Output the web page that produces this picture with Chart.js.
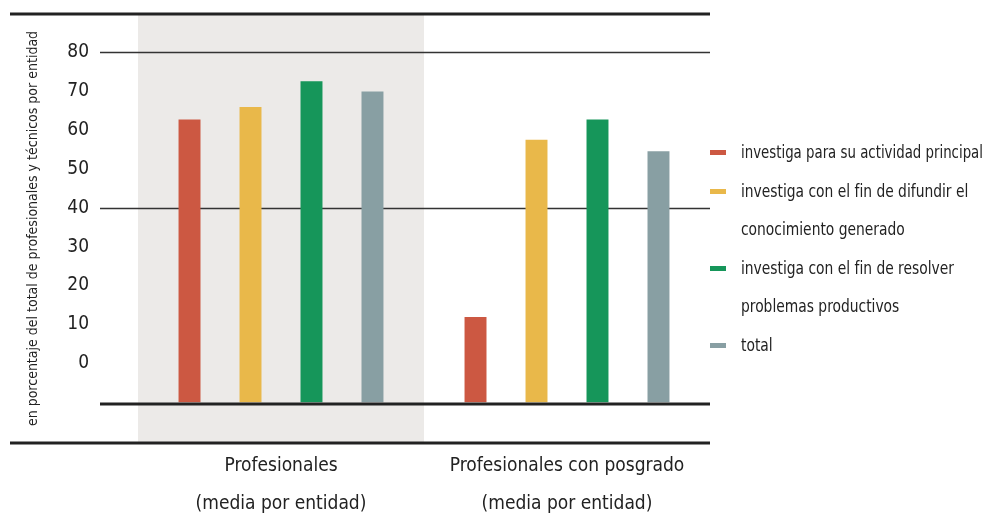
<!DOCTYPE html>
<html lang="es">
<head>
<meta charset="UTF-8">
<title>Profesionales que investigan</title>
<script src="https://cdn.jsdelivr.net/npm/chart.js@4/dist/chart.umd.min.js"></script>
<style>
  body { margin: 0; background: #fff; font-family: "DejaVu Sans Condensed", sans-serif; }
  .wrap { position: relative; width: 986px; height: 517px; }
  .legend { position: absolute; left: 710px; top: 133px; font-size: 18px; line-height: 38.6px; color: #222; }
  .legend-item { display: flex; align-items: flex-start; }
  .swatch { width: 16px; height: 5px; margin-top: 17px; margin-right: 15px; flex: none; }
  .legend-line { display: block; white-space: nowrap; transform: scaleX(0.855); transform-origin: left top; }
</style>
</head>
<body>
<div class="wrap">
  <canvas id="chart" width="986" height="517"></canvas>
  <div class="legend" id="legend"></div>
</div>
<script>
const categories = [
  ["Profesionales", "(media por entidad)"],
  ["Profesionales con posgrado", "(media por entidad)"]
];
const seriesLabels = [
  ["investiga para su actividad principal"],
  ["investiga con el fin de difundir el", "conocimiento generado"],
  ["investiga con el fin de resolver", "problemas productivos"],
  ["total"]
];
const actividadPrincipal = [62.7, 11.9];
const difundir = [65.9, 57.5];
const resolver = [72.5, 62.7];
const total = [69.9, 54.5];
const tickValues = [0, 10, 20, 30, 40, 50, 60, 70, 80];
const gridValues = [40, 80];
const barBase = -10;

const colors = ["#cc5842", "#e9b84a", "#16965a", "#889fa3"];
const bandColor = "#eceae8";
const lineColor = "#222";
const fontFamily = '"DejaVu Sans Condensed", sans-serif';

const seriesValues = [actividadPrincipal, difundir, resolver, total];

const framePlugin = {
  id: "frame",
  beforeDatasetsDraw(chart) {
    const { ctx, chartArea, scales: { x, y } } = chart;
    const half = (x.getPixelForValue(1) - x.getPixelForValue(0)) / 2;
    ctx.save();
    ctx.fillStyle = bandColor;
    ctx.fillRect(x.getPixelForValue(0) - half, chartArea.top, half * 2, chartArea.bottom - chartArea.top);
    ctx.strokeStyle = "#333";
    ctx.lineWidth = 1.3;
    gridValues.forEach(v => {
      const py = Math.round(y.getPixelForValue(v)) + 0.5;
      ctx.beginPath();
      ctx.moveTo(chartArea.left - 38, py);
      ctx.lineTo(chartArea.right, py);
      ctx.stroke();
    });
    ctx.restore();
  },
  afterDatasetsDraw(chart) {
    const { ctx, chartArea, scales: { y } } = chart;
    ctx.save();
    ctx.strokeStyle = lineColor;
    ctx.lineWidth = 3;
    const by = y.getPixelForValue(barBase) + 1.8;
    ctx.beginPath();
    ctx.moveTo(chartArea.left - 38, by);
    ctx.lineTo(chartArea.right, by);
    ctx.stroke();
    [chartArea.top, chartArea.bottom].forEach(py => {
      ctx.beginPath();
      ctx.moveTo(10, py);
      ctx.lineTo(chartArea.right, py);
      ctx.stroke();
    });
    ctx.restore();
  }
};

const chart = new Chart(document.getElementById("chart"), {
  type: "bar",
  data: {
    labels: categories,
    datasets: seriesValues.map((values, i) => ({
      label: seriesLabels[i].join(" "),
      data: values,
      base: barBase,
      backgroundColor: colors[i],
      categoryPercentage: 0.853,
      barPercentage: 0.36
    }))
  },
  options: {
    responsive: false,
    animation: false,
    layout: { padding: { left: 0, top: 14, right: 276, bottom: 0 } },
    plugins: { legend: { display: false }, tooltip: { enabled: false } },
    scales: {
      x: {
        grid: { display: false },
        border: { display: false },
        ticks: {
          color: "#222",
          padding: -4,
          font: { family: fontFamily, size: 19, lineHeight: 2.0 }
        },
        afterFit(scale) { scale.height = 74; }
      },
      y: {
        min: -20.5,
        max: 89.8,
        grid: { display: false },
        border: { display: false },
        afterBuildTicks(scale) { scale.ticks = tickValues.map(v => ({ value: v })); },
        ticks: {
          color: "#222",
          padding: 41,
          font: { family: fontFamily, size: 19 }
        },
        title: {
          display: true,
          text: "en porcentaje del total de profesionales y técnicos por entidad",
          color: "#222",
          padding: { top: 25, bottom: 0 },
          font: { family: fontFamily, size: 14 }
        },
        afterFit(scale) {
          scale.width = 138;
          scale.paddingTop = 0;
          scale.paddingBottom = 0;
        }
      }
    }
  },
  plugins: [framePlugin]
});

const legend = document.getElementById("legend");
chart.data.datasets.forEach((ds, i) => {
  const item = document.createElement("div");
  item.className = "legend-item";
  const sw = document.createElement("span");
  sw.className = "swatch";
  sw.style.background = ds.backgroundColor;
  const text = document.createElement("span");
  seriesLabels[i].forEach(line => {
    const ln = document.createElement("span");
    ln.className = "legend-line";
    ln.textContent = line;
    text.appendChild(ln);
  });
  item.appendChild(sw);
  item.appendChild(text);
  legend.appendChild(item);
});
// squeeze any legend line that would run past the right edge
document.querySelectorAll(".legend-line").forEach(ln => {
  const r = ln.getBoundingClientRect();
  if (r.right > 983) {
    const s = 0.855 * (983 - r.left) / r.width;
    ln.style.transform = "scaleX(" + s + ")";
  }
});
</script>
</body>
</html>
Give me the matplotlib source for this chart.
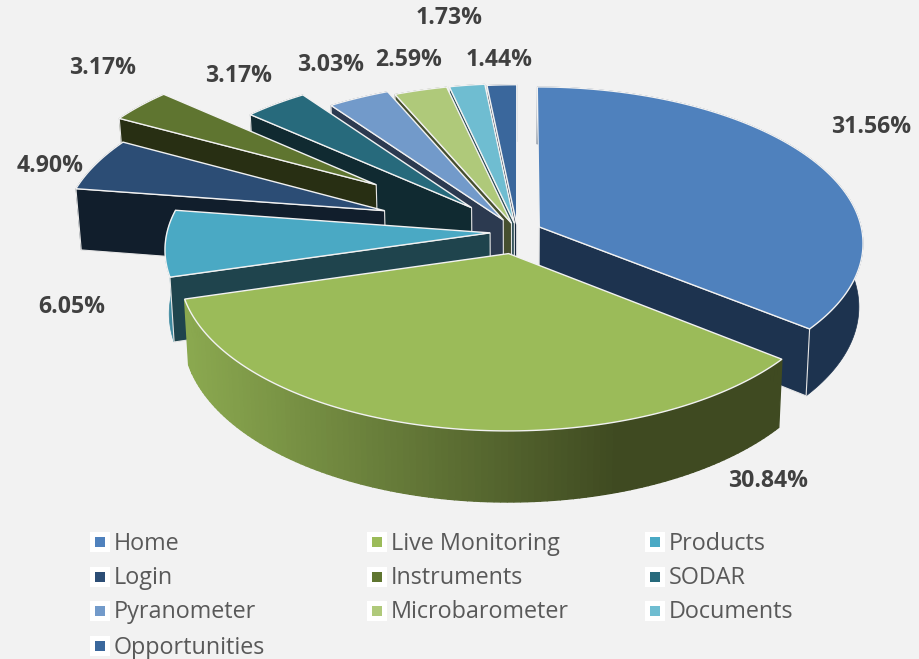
import numpy as np
import matplotlib
matplotlib.use("Agg")
import matplotlib.pyplot as plt

labels = ["Home", "Live Monitoring", "Products", "Login", "Instruments", "SODAR",
          "Pyranometer", "Microbarometer", "Documents", "Opportunities"]
values = [31.56, 30.84, 6.05, 4.90, 3.17, 3.17, 3.03, 2.59, 1.73, 1.44]
explode = [0.075, 0.14, 0.085, 0.44, 0.55, 0.215, 0.09, 0.06, 0.06, 0.05]

top_colors = ["#4f81bd", "#9bbb59", "#4aa9c4", "#2c4d75", "#5f7530", "#276a7c",
              "#729aca", "#afc97a", "#6fbdd1", "#3a679c"]
wall_colors = ["#1d334f", "#3f4a21", "#1f444d", "#111e2c", "#282f13", "#102a31",
               "#2c3a50", "#464f2f", "#2a4b54", "#17293f"]

label_pos = [(871, 127), (768, 481), (72, 307), (50, 166), (103, 68),
             (239, 76), (331, 65), (409, 60), (449, 18), (499, 60)]

# projection of the pie, pixels
cx, cy = 517.5, 232
rx, ry = 323, 155
depth = 63
persp = 0.10
conv = 0.012


def project(X, Y, Z=0.0):
    s = 1 / (1 + persp * np.asarray(Y))
    return cx + rx * np.asarray(X) * s * (1 - conv * np.asarray(Z)), cy - ry * np.asarray(Y) * s + depth * Z * s


fig = plt.figure(figsize=(9.19, 6.59), dpi=100, facecolor="#f2f2f2")
ax = fig.add_axes([0, 0, 1, 1])
ax.set_xlim(0, 919)
ax.set_ylim(659, 0)
ax.axis("off")

edge = "#e6e6e6"
shares = np.array(values) / sum(values) * 360
ends = np.cumsum(shares)
starts = ends - shares
mids = np.radians((starts + ends) / 2)

# far slices first
for i in np.argsort(-np.cos(mids)):
    ox = explode[i] * np.sin(mids[i])
    oy = explode[i] * np.cos(mids[i])
    th = np.radians(np.linspace(starts[i], ends[i], 120))
    rimX = ox + np.sin(th)
    rimY = oy + np.cos(th)

    # outer wall
    tx, ty = project(rimX, rimY, 0)
    bx, by = project(rimX, rimY, 1)
    if labels[i] == "Live Monitoring":
        c0 = np.array(matplotlib.colors.to_rgb("#8aa84f"))
        c1 = np.array(matplotlib.colors.to_rgb(wall_colors[i]))
        for k in range(len(th) - 1):
            t = np.clip((tx[k] - 190) / 430, 0, 1)
            col = c0 * (1 - t) + c1 * t
            ax.fill([tx[k], tx[k + 1], bx[k + 1], bx[k]], [ty[k], ty[k + 1], by[k + 1], by[k]],
                    facecolor=col, edgecolor=col, linewidth=1.0)
    else:
        col = "#3f8aa0" if labels[i] == "Products" else wall_colors[i]
        ax.fill(np.r_[tx, bx[::-1]], np.r_[ty, by[::-1]], facecolor=col, edgecolor=col, linewidth=0.5)

    # cut face on the near side only
    if np.cos(mids[i]) > -0.5:
        k = 0 if ty[0] > ty[-1] else -1
        fx = np.array([ox, rimX[k], rimX[k], ox])
        fy = np.array([oy, rimY[k], rimY[k], oy])
        px, py = project(fx, fy, np.array([0, 0, 1, 1]))
        ax.fill(px, py, facecolor=wall_colors[i], edgecolor=edge, linewidth=0.8)

    # top face
    px, py = project(np.r_[ox, rimX], np.r_[oy, rimY], 0)
    ax.fill(px, py, facecolor=top_colors[i], edgecolor="#f2f2f2", linewidth=1.0)

for i in range(len(values)):
    ax.text(label_pos[i][0], label_pos[i][1], "%.2f%%" % values[i], fontsize=16.6, fontweight="bold",
            family="Open Sans", color="#404040", ha="center", va="center")

# legend, row by row
col_x = [100, 377, 655]
row_y = [542, 577, 611, 646]
for i in range(len(labels)):
    lx = col_x[i % 3]
    ly = row_y[i // 3]
    ax.plot(lx, ly, marker="s", markersize=14, color="white", markeredgewidth=0)
    ax.plot(lx, ly, marker="s", markersize=7.5, color=top_colors[i], markeredgewidth=0)
    ax.text(lx + 14, ly + 1.5, labels[i], fontsize=16.8, family="Open Sans", color="#595959", ha="left", va="center")

fig.savefig("out.png", dpi=100, facecolor=fig.get_facecolor())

--------------------

With the pictures removed from your copy, retype the lines above from the one that contains "Give me the matplotlib source for this chart." through the one that contains "0.06, 0.06, 0.05]", exactly.

» ANSWER TO THE PROBLEM:
Give me the matplotlib source for this chart.
import numpy as np
import matplotlib
matplotlib.use("Agg")
import matplotlib.pyplot as plt

labels = ["Home", "Live Monitoring", "Products", "Login", "Instruments", "SODAR",
          "Pyranometer", "Microbarometer", "Documents", "Opportunities"]
values = [31.56, 30.84, 6.05, 4.90, 3.17, 3.17, 3.03, 2.59, 1.73, 1.44]
explode = [0.075, 0.14, 0.085, 0.44, 0.55, 0.215, 0.09, 0.06, 0.06, 0.05]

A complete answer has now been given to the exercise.